SkillsIndexProbe.run (src/codegenie/probes/layer_d/skills_index.py) reads ctx.config and ctx.output_dir, but the coordinator constructs BudgetingContext (which has only workspace, raw_artifact_mb, bytes_written, parsed_manifest, input_snapshot). The probe therefore fails on every gather with AttributeError: 'BudgetingContext' object has no attribute 'config' and is failure-isolated to an empty schema_slice.

This is pre-existing (not introduced by S8-02) and out of scope for this story. My code handles the failure-isolated output gracefully: the .get("shadowed_skills", []) default renders skill_shadowed=[], and AC-4's data-path is validated at the CLI seam (with a synthetic schema_slice) rather than through the broken upstream probe. The zero-collision smoke test_no_collisions_renders_empty_skill_shadowed_on_live_gather exercises the live coordinator output for the case the live pipeline can actually produce today.

Surfacing this as a separate follow-up so a future story owns the BudgetingContextProbeContext API drift — at least four other probes (runtime_trace, ast_grep, tree_sitter_import_graph, semgrep) hit the same wall today.

Refactor decisions (design-patterns lens)

Pattern Decision
Functional core / imperative shell Reinforced — cli_summary.summary_block is pure (AST gate); _emit_phase2_summary is the only impure shell (three sys.stdout.write calls).
Smart constructor Preserved — _emit_phase2_summary takes primitives (findings_count: int, fingerprints: list[str]) instead of RedactedSlice so test code never constructs RedactedSlice outside the documented two-site closed set (02-ADR-0010).

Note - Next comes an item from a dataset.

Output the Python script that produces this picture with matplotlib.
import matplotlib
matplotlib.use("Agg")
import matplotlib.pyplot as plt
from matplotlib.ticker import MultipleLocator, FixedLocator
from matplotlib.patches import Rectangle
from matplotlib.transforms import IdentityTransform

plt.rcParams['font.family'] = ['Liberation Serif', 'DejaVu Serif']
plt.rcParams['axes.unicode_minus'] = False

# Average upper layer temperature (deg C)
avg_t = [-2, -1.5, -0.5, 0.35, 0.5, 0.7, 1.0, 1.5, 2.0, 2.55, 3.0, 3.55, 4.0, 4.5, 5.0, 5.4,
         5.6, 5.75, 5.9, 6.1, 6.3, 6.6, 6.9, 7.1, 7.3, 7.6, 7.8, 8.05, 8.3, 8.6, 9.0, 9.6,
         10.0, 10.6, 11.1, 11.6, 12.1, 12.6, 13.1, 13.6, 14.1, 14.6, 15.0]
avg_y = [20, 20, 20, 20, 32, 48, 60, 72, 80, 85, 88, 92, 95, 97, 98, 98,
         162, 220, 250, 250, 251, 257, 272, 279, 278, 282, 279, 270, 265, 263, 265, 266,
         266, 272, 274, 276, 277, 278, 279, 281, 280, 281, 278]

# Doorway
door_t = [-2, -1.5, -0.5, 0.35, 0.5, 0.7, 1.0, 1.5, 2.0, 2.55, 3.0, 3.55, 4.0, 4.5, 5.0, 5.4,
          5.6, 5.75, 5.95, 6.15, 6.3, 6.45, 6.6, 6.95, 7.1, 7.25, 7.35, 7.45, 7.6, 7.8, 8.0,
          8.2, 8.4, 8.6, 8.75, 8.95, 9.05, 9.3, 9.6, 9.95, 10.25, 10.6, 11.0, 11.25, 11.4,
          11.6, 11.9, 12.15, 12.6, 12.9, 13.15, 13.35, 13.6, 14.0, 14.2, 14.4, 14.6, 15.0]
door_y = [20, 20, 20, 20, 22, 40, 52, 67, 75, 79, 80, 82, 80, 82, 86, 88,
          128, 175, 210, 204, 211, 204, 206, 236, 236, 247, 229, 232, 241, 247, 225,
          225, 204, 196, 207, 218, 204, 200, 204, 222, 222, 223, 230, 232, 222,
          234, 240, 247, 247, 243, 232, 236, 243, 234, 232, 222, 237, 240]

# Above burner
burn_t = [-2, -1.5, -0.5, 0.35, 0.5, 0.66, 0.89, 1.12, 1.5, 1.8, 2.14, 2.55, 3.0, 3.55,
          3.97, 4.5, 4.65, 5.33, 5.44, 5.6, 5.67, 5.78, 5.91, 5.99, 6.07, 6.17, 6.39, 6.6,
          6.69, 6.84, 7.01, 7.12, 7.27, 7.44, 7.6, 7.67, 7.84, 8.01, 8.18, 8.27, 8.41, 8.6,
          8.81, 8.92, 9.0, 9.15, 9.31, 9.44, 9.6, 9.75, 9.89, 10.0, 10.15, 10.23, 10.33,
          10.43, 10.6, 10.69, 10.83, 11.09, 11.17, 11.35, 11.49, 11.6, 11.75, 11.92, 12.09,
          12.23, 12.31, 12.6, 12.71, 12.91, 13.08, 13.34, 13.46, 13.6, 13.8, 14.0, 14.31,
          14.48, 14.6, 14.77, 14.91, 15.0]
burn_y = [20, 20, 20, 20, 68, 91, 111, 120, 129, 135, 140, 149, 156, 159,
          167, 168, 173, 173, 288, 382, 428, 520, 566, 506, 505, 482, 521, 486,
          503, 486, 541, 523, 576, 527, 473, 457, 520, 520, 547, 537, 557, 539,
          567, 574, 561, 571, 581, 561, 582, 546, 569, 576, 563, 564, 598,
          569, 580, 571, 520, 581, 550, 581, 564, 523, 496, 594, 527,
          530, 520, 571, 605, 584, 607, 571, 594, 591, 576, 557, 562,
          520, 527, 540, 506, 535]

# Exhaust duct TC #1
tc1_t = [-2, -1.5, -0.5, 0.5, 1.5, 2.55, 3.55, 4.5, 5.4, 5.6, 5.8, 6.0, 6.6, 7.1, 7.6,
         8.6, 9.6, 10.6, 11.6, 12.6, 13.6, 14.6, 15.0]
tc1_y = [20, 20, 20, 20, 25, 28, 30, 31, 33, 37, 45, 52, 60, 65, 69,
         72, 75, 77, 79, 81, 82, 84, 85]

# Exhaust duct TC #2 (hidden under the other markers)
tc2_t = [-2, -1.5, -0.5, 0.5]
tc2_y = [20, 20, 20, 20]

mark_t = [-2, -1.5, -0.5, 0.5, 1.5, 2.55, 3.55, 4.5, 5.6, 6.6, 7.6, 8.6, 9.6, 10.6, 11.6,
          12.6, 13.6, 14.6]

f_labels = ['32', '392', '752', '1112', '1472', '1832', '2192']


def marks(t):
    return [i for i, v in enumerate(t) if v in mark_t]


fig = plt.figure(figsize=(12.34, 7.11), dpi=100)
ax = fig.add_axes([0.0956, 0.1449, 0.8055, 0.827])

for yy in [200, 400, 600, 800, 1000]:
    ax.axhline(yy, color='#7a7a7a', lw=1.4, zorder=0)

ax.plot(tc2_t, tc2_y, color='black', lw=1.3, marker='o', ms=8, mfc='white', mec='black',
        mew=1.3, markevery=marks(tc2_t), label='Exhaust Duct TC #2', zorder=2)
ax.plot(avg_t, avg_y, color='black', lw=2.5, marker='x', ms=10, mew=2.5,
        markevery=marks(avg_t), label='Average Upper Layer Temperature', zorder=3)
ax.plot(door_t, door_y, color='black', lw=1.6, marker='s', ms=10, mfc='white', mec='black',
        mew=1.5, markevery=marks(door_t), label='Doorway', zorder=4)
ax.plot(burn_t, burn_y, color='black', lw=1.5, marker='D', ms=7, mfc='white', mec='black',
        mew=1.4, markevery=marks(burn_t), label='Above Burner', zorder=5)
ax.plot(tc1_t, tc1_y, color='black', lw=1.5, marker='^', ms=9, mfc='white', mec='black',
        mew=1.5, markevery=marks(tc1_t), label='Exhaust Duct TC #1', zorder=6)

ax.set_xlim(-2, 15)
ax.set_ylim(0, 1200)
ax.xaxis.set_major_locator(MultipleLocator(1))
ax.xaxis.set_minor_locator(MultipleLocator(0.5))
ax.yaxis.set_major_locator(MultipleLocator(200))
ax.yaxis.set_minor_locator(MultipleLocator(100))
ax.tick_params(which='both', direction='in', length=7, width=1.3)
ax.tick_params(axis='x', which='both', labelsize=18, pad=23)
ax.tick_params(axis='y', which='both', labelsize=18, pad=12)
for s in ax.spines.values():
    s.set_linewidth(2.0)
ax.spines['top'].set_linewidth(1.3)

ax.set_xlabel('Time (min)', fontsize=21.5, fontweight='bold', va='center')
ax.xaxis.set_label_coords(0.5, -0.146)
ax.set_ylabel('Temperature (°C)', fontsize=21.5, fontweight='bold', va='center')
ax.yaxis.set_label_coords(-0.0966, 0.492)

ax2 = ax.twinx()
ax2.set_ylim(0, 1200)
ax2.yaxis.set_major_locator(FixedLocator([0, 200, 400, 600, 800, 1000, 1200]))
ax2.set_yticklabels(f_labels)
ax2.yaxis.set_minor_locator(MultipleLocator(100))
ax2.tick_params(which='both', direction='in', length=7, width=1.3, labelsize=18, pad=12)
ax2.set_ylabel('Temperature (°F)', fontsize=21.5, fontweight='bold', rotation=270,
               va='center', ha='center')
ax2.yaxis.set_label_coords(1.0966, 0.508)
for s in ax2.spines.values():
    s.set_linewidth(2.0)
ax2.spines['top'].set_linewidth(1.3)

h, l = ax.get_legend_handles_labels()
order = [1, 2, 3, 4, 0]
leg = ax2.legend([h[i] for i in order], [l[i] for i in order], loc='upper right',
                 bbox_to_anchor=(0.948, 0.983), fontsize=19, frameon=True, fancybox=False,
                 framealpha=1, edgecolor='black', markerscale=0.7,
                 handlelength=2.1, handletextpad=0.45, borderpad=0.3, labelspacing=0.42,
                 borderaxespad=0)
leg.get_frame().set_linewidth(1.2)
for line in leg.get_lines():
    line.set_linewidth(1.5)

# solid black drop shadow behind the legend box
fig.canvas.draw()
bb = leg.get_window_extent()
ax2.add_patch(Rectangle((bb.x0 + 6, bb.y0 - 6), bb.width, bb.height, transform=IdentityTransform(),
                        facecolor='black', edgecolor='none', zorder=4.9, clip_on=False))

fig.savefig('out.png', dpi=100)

Refactored from a RedactedSlice parameter mid-implementation after the structural-defense test caught the leakage.
Newtype discipline ShadowedSkill.skill_id: SkillId — newtype preserved end-to-end; no primitive obsession on the carrier shape.
Tagged union / sum type Not applicable — ShadowedSkill is a flat record, not a sum type.
Open/Closed at the file boundary test_summary_plaintext_boundary iterates sanitizer._PATTERNS so a 7th pattern auto-exercises the boundary check (no per-pattern test file edits).
Strategy pattern Considered + rejected for summary_block formatting — three rendered lines with three trivial formats; a strategy dict would be premature abstraction (Rule 2).
Lazy import Applied at the impure shell — _emit_phase2_summary imports cli_summary and skills.model via importlib.import_module to keep codegenie.cli's static import graph minimal (the import-linter cli contract stays kept).
Capability / chokepoint The redactor remains the only construction site for RedactedSlice; the smart-constructor invariant is preserved by the primitive-passing seam in _emit_phase2_summary.

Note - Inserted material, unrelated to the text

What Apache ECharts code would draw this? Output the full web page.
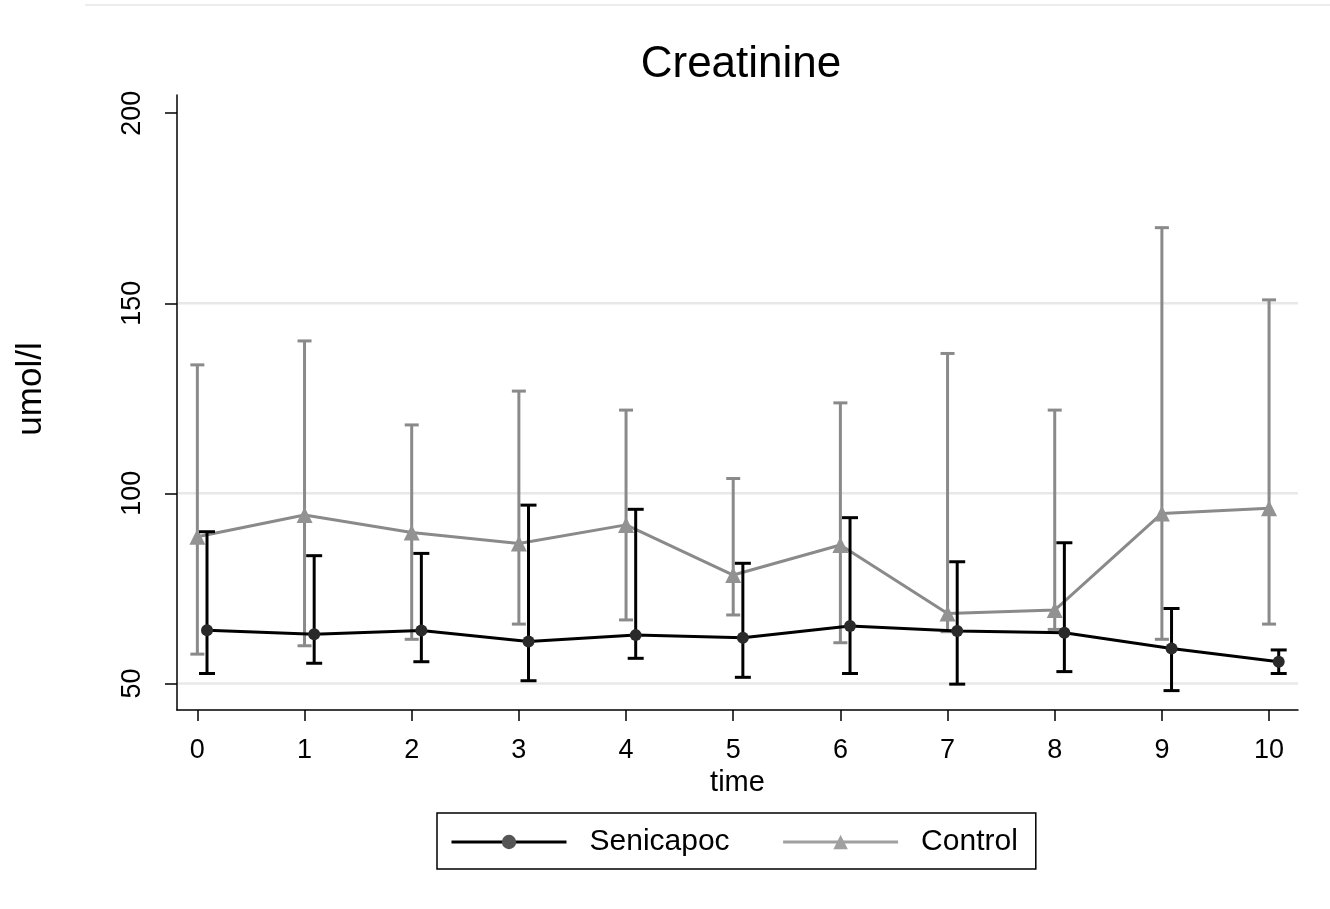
<!DOCTYPE html>
<html>
<head>
<meta charset="utf-8">
<script src="https://cdn.jsdelivr.net/npm/echarts@6/dist/echarts.min.js"></script>
<style>
html,body{margin:0;padding:0;background:#fff;}
#chart{width:1330px;height:909px;}
</style>
</head>
<body>
<div id="chart"></div>
<script>
// ---- data ----
const time = [0, 1, 2, 3, 4, 5, 6, 7, 8, 9, 10];
const senMean = [64.0, 62.9, 63.9, 61.0, 62.7, 62.0, 65.1, 63.8, 63.3, 59.2, 55.7];
const senLow  = [52.6, 55.3, 55.7, 50.7, 56.6, 51.6, 52.6, 49.8, 53.1, 48.1, 52.6];
const senHigh = [89.9, 83.6, 84.2, 96.9, 95.8, 81.6, 93.6, 82.0, 87.0, 69.7, 58.8];
const ctlMean = [88.6, 94.3, 89.7, 86.8, 91.7, 78.5, 86.4, 68.4, 69.3, 94.7, 96.1];
const ctlLow  = [57.7, 59.9, 61.6, 65.6, 66.7, 68.0, 60.7, 63.6, 64.2, 61.6, 65.6];
const ctlHigh = [133.8, 140.1, 118.0, 126.9, 121.9, 103.9, 123.8, 136.8, 121.9, 169.9, 150.9];
const xTicks = [0, 1, 2, 3, 4, 5, 6, 7, 8, 9, 10];
const yTicks = [50, 100, 150, 200];
const yGrid = [50, 100, 150];
const seriesNames = ['Senicapoc', 'Control'];

// ---- layout / style ----
const SEN_OFFSET = 0.09;
const FONT = '"Liberation Sans", Arial, sans-serif';
const BLACK = '#000000';
const GRAY = '#8a8a8a';

const senPts = time.map((t, i) => [t + SEN_OFFSET, senMean[i]]);
const ctlPts = time.map((t, i) => [t, ctlMean[i]]);
const senErr = time.map((t, i) => [t + SEN_OFFSET, senLow[i], senHigh[i]]);
const ctlErr = time.map((t, i) => [t, ctlLow[i], ctlHigh[i]]);

function errRender(color, capHalf, width) {
  return function (params, api) {
    const x = api.value(0), lo = api.value(1), hi = api.value(2);
    const pLo = api.coord([x, lo]);
    const pHi = api.coord([x, hi]);
    const style = { stroke: color, lineWidth: width };
    return {
      type: 'group',
      children: [
        { type: 'line', shape: { x1: pLo[0], y1: pLo[1], x2: pHi[0], y2: pHi[1] }, style },
        { type: 'line', shape: { x1: pLo[0] - capHalf, y1: pLo[1], x2: pLo[0] + capHalf, y2: pLo[1] }, style },
        { type: 'line', shape: { x1: pHi[0] - capHalf, y1: pHi[1], x2: pHi[0] + capHalf, y2: pHi[1] }, style }
      ]
    };
  };
}

const chart = echarts.init(document.getElementById('chart'), null, { renderer: 'canvas' });
chart.setOption({
  backgroundColor: '#ffffff',
  animation: false,
  textStyle: { fontFamily: FONT },
  title: {
    text: 'Creatinine',
    left: 736, top: 38, textAlign: 'center',
    textStyle: { fontFamily: FONT, fontSize: 44, fontWeight: 'normal', color: '#000' }
  },
  graphic: [
    { type: 'line', shape: { x1: 85, y1: 5, x2: 1330, y2: 5 }, style: { stroke: '#ececec', lineWidth: 2 } },
    { type: 'text', x: 31, y: 389, rotation: Math.PI / 2,
      style: { text: 'umol/l', fontFamily: FONT, fontSize: 35, fill: '#000', align: 'center', verticalAlign: 'middle' } }
  ],
  legend: {
    left: 437, top: 813,
    padding: [14, 18, 12, 13],
    borderColor: '#000', borderWidth: 1.5,
    itemWidth: 115, itemHeight: 18, itemGap: 52,
    textStyle: { fontFamily: FONT, fontSize: 30, color: '#000', padding: [0, 0, 0, 18] },
    data: [
      { name: seriesNames[0], itemStyle: { color: '#555' }, lineStyle: { color: BLACK, width: 3 } },
      { name: seriesNames[1], itemStyle: { color: '#a0a0a0' }, lineStyle: { color: '#a0a0a0', width: 3 } }
    ]
  },
  grid: { left: 177, right: 32, top: 95, bottom: 199, containLabel: false },
  xAxis: {
    type: 'value', min: -0.19, max: 10.27,
    name: 'time', nameLocation: 'middle', nameGap: 53,
    nameTextStyle: { fontFamily: FONT, fontSize: 29, color: '#000' },
    axisLine: { show: true, onZero: false, lineStyle: { color: '#000', width: 1.5 } },
    axisTick: { show: true, customValues: xTicks, length: 11, lineStyle: { color: '#000', width: 1.5 } },
    axisLabel: { customValues: xTicks, margin: 27, fontFamily: FONT, fontSize: 27, color: '#000' },
    splitLine: { show: false }
  },
  yAxis: {
    type: 'value', min: 43, max: 204.8,
    axisLine: { show: true, onZero: false, lineStyle: { color: '#000', width: 1.5 } },
    axisTick: { show: true, customValues: yTicks, length: 12, lineStyle: { color: '#000', width: 1.5 } },
    axisLabel: { customValues: yTicks, rotate: 90, margin: 31, fontFamily: FONT, fontSize: 27, color: '#000' },
    splitLine: { show: false }
  },
  series: [
    {
      type: 'custom', name: 'grid', silent: true, z: 0,
      data: yGrid,
      renderItem: function (params, api) {
        const cs = params.coordSys;
        const y = api.coord([0, api.value(0)])[1];
        return { type: 'line', shape: { x1: cs.x + 1, y1: y, x2: cs.x + cs.width, y2: y },
          style: { stroke: '#e8e8e8', lineWidth: 2.5 } };
      },
      encode: { y: 0 }
    },
    {
      type: 'custom', name: 'ctlErr', silent: true, z: 2,
      data: ctlErr, encode: { x: 0, y: [1, 2] },
      renderItem: errRender(GRAY, 7, 3)
    },
    {
      type: 'line', name: seriesNames[1], z: 3,
      data: ctlPts, symbol: 'triangle', symbolSize: 16,
      lineStyle: { color: GRAY, width: 3 },
      itemStyle: { color: '#929292' },
      showAllSymbol: true
    },
    {
      type: 'custom', name: 'senErr', silent: true, z: 4,
      data: senErr, encode: { x: 0, y: [1, 2] },
      renderItem: errRender(BLACK, 8, 3)
    },
    {
      type: 'line', name: seriesNames[0], z: 5,
      data: senPts, symbol: 'circle', symbolSize: 12,
      lineStyle: { color: BLACK, width: 3 },
      itemStyle: { color: '#2a2a2a' },
      showAllSymbol: true
    }
  ]
});
</script>
</body>
</html>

No anti-patterns introduced (no Any in new signatures, no if/elif ladder over a closed variant set, no broad except Exception, no mutable module-level state, no two-level concrete inheritance).

Gates

  • make lint — clean (ruff check + ruff format).
  • lint-imports --config pyproject.toml --no-cacheContracts: 2 kept, 0 broken.
  • mypy --strict src/Success: no issues found in 133 source files.
  • pre-commit run --all-files → all hooks pass.
  • make fence → 9 fence tests pass.
  • Full pytest suite — 3588 passed, 33 skipped, 3 deselected, 2 xfailed.

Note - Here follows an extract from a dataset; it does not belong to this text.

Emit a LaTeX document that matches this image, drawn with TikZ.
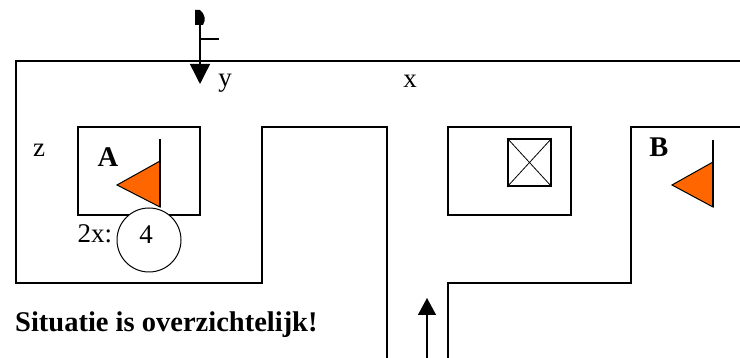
\documentclass[tikz,border=0pt]{standalone}
\usepackage{fontspec}
\setmainfont{Liberation Serif}
\usepackage{xcolor}
\usepackage{tikz}
\usetikzlibrary{arrows.meta}
\definecolor{flagorange}{RGB}{255,102,0}

\tikzset{
	wall/.style={line width=1.6pt,line join=miter},
	label/.style={inner sep=0pt,font=\fontsize{27}{27}\selectfont},
	boldlabel/.style={label,font=\fontsize{28.5}{28.5}\selectfont\bfseries},
	flag/.style={fill=flagorange,draw=black,line width=1pt},
	pole/.style={line width=1.4pt},
	roadarrow/.style={line width=1.4pt,-{Triangle[length=20pt,width=20pt]}}
}

\begin{document}
\begin{tikzpicture}[x=1pt,y=-1pt]
	\useasboundingbox[fill=white] (0,0) rectangle (740,358);
	% road outline
	\coordinate (L1) at (16,61);
	\coordinate (L2) at (16,283);
	\coordinate (L3) at (262,283);
	\coordinate (L4) at (262,127);
	\coordinate (L5) at (387,127);
	\coordinate (L6) at (387,358);
	\coordinate (L0) at (740,61);
	\coordinate (R1) at (448,358);
	\coordinate (R2) at (448,283);
	\coordinate (R3) at (631,283);
	\coordinate (R4) at (631,127);
	\coordinate (R5) at (740,127);
	\draw[wall] (L0) -- (L1) -- (L2) -- (L3) -- (L4) -- (L5) -- (L6);
	\draw[wall] (R1) -- (R2) -- (R3) -- (R4) -- (R5);
	% boxes
	\node[draw,wall,minimum width=122pt,minimum height=88pt,inner sep=0pt] (boxA) at (139,171) {};
	\node[draw,wall,minimum width=123pt,minimum height=88pt,inner sep=0pt] (boxM) at (509.5,171) {};
	\node[draw,wall,minimum width=43pt,minimum height=47pt,inner sep=0pt] (sign) at (529.5,162.5) {};
	\draw[line width=.8pt] (sign.north west) -- (sign.south east);
	\draw[line width=.8pt] (sign.north east) -- (sign.south west);
	% flags
	\coordinate (A1) at (160,139);
	\coordinate (A2) at (160,207);
	\coordinate (A3) at (160,161);
	\coordinate (A4) at (117,185);
	\draw[flag] (A3) -- (A4) -- (A2) -- cycle;
	\draw[pole] (A1) -- (A3);
	\draw[line width=2.6pt] (A3) -- (A2);
	\coordinate (B1) at (713,140);
	\coordinate (B2) at (713,207);
	\coordinate (B3) at (713,162);
	\coordinate (B4) at (672,185);
	\draw[flag] (B3) -- (B4) -- (B2) -- cycle;
	\draw[pole] (B1) -- (B2);
	% circle
	\node[draw,circle,line width=1pt,fill=white,minimum size=64pt,inner sep=0pt] (count) at (149,240) {};
	\node[label] (four) at (146,235) {4};
	\node[label] (times) at (95,234) {2x:};
	% arrows
	\coordinate (Ttail) at (200,12);
	\coordinate (Ttick) at (200,39);
	\coordinate (Ttickend) at (219,39);
	\coordinate (Thead) at (200,84);
	\fill (195,10) -- (200,10) .. controls (205,14) and (206,20) .. (203,25) -- (195,25) -- cycle;
	\draw[roadarrow] (Ttail) -- (Thead);
	\draw[line width=1.2pt] (Ttick) -- (Ttickend);
	\coordinate (Ubottom) at (427,358);
	\coordinate (Uhead) at (427,298);
	\draw[line width=1.4pt,-{Triangle[length=17pt,width=18pt]}] (Ubottom) -- (Uhead);
	% labels
	\node[label] (x) at (410,81) {x};
	\node[label] (y) at (225,83) {y};
	\node[label] (z) at (39,150) {z};
	\node[boldlabel] (A) at (108,157) {A};
	\node[boldlabel] (B) at (659,147) {B};
	\node[boldlabel,anchor=west] (note) at (15,325) {Situatie is overzichtelijk!};
\end{tikzpicture}
\end{document}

Lessons for follow-on stories

  • L1. The repo's print( ban is two-layer structural (ruff T201
  • forbidden-patterns hook). Any new operator-facing stdout in src/ must use sys.stdout.write and comments must avoid the literal substring print( because the forbidden-patterns regex doesn't respect Python comment boundaries.
  • L2. The RedactedSlice smart-constructor invariant is enforced by AST scan of every src/ and tests/ file. A new seam that takes RedactedSlice as a parameter forces test code to construct one, tripping the closed two-site allowlist. Prefer primitive parameters at consumer seams — the wrapper carries the invariant at the producer side, not at every consumer signature.
  • L3. BudgetingContext vs ProbeContext API drift — several Layer-B/C/D probes (runtime_trace, ast_grep, tree_sitter_import_graph, semgrep, skills_index) read attributes that exist on ProbeContext but not on the coordinator-constructed BudgetingContext. They are all failure-isolated to empty slices on every gather. This is a Phase-2 follow-up worth a dedicated story; the affected probes are visible by grepping ctx.config\|ctx.output_dir\|ctx.cache_dir\|ctx.logger under src/codegenie/probes/.
  • L4. structlog.testing.capture_logs() swallows print-to-stdout events — wrapping CliRunner.invoke(...) in capture_logs() intercepts the structlog chain so events don't pollute stdout. This is the pattern any future test that needs a "clean stdout" assertion through a Click runner should follow (the _seam_configure_logging no-op alone isn't enough — structlog's default PrintLogger writes to stdout when unconfigured).